**Work to do**
Copy the records below exactly, starting at the line that contains "Output the Python" and ending at the line that contains "plt.rcParams['font.weight'] = 'bold'"; leave out any pictures.

**Material supplied**
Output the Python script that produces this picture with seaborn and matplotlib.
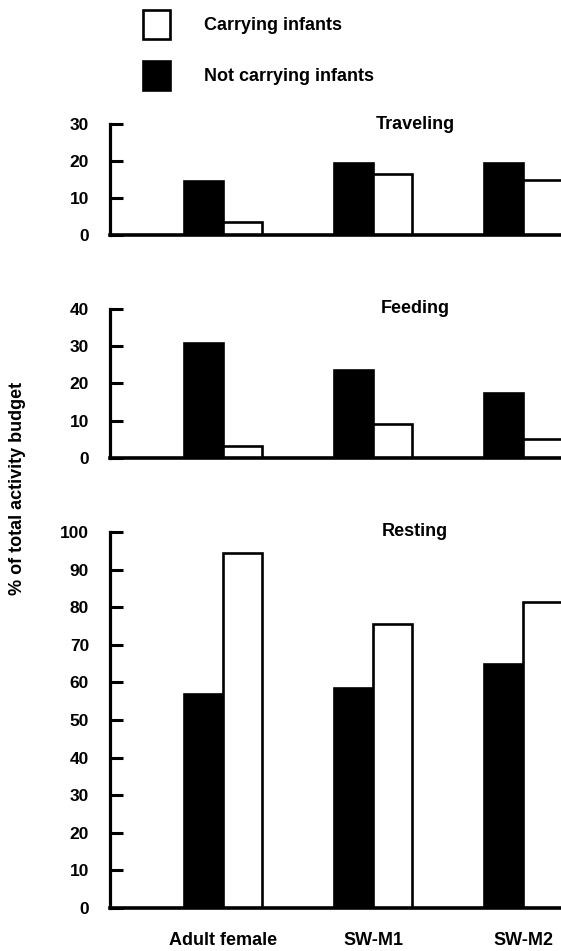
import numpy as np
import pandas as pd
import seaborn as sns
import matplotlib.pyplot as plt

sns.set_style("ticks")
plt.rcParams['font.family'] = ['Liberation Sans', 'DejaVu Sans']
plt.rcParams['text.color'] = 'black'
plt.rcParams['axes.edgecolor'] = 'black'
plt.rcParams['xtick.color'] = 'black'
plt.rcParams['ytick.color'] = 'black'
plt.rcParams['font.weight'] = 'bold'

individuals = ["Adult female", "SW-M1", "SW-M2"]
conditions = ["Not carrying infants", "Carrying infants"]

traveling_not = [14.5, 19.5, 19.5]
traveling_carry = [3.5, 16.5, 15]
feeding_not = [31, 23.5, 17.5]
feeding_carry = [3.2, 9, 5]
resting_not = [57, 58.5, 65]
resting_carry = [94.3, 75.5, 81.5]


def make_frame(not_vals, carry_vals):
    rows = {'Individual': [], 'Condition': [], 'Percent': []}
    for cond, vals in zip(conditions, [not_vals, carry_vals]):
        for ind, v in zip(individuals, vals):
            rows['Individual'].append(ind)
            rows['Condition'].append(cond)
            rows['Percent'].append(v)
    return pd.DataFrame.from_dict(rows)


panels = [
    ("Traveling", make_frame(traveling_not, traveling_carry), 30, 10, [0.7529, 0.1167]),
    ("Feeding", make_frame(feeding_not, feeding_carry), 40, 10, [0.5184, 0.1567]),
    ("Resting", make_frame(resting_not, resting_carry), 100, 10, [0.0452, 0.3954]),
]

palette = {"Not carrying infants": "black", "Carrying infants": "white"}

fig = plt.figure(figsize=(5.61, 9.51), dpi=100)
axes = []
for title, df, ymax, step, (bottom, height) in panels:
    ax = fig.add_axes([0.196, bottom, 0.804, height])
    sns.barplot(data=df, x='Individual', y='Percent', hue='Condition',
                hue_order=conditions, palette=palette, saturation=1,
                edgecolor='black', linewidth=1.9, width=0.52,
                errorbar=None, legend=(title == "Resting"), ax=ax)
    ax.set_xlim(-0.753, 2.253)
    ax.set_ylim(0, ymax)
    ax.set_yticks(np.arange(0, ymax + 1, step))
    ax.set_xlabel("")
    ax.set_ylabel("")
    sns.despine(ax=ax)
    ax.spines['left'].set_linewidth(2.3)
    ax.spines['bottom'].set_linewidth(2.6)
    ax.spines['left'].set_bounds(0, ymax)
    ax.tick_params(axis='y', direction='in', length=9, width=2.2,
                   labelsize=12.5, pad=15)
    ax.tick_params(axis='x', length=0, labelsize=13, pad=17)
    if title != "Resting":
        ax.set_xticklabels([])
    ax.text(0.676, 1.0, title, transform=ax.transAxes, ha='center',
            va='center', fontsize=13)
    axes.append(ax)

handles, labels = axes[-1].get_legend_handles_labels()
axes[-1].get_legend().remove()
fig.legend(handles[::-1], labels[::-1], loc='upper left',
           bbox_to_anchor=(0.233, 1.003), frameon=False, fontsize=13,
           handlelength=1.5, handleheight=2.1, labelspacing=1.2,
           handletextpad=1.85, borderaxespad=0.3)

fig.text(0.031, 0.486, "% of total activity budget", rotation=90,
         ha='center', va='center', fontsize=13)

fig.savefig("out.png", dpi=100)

* * *

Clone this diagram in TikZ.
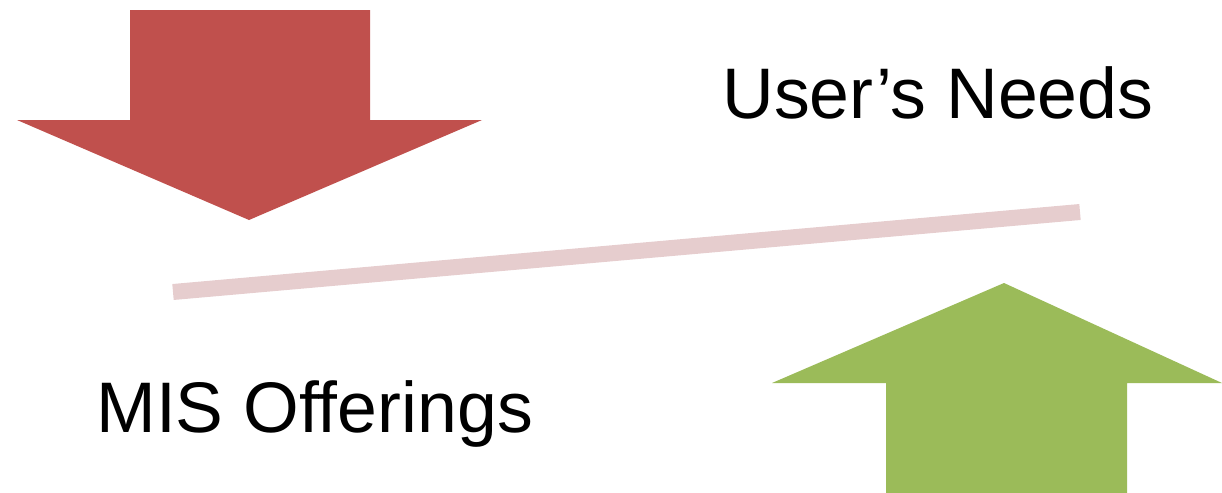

* * *

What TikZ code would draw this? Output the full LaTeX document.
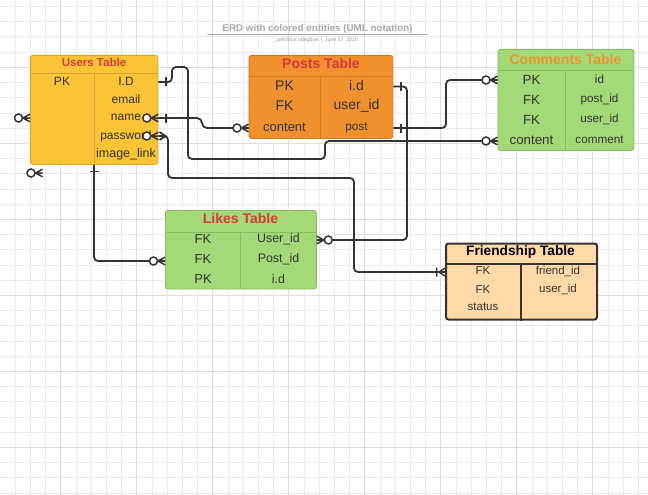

**The result**
Output the Python script that produces this picture with seaborn and matplotlib.
import numpy as np
import pandas as pd
import seaborn as sns
import matplotlib.pyplot as plt

sns.set_style("ticks")
plt.rcParams['font.family'] = ['Liberation Sans', 'DejaVu Sans']
plt.rcParams['text.color'] = 'black'
plt.rcParams['axes.edgecolor'] = 'black'
plt.rcParams['xtick.color'] = 'black'
plt.rcParams['ytick.color'] = 'black'
plt.rcParams['font.weight'] = 'bold'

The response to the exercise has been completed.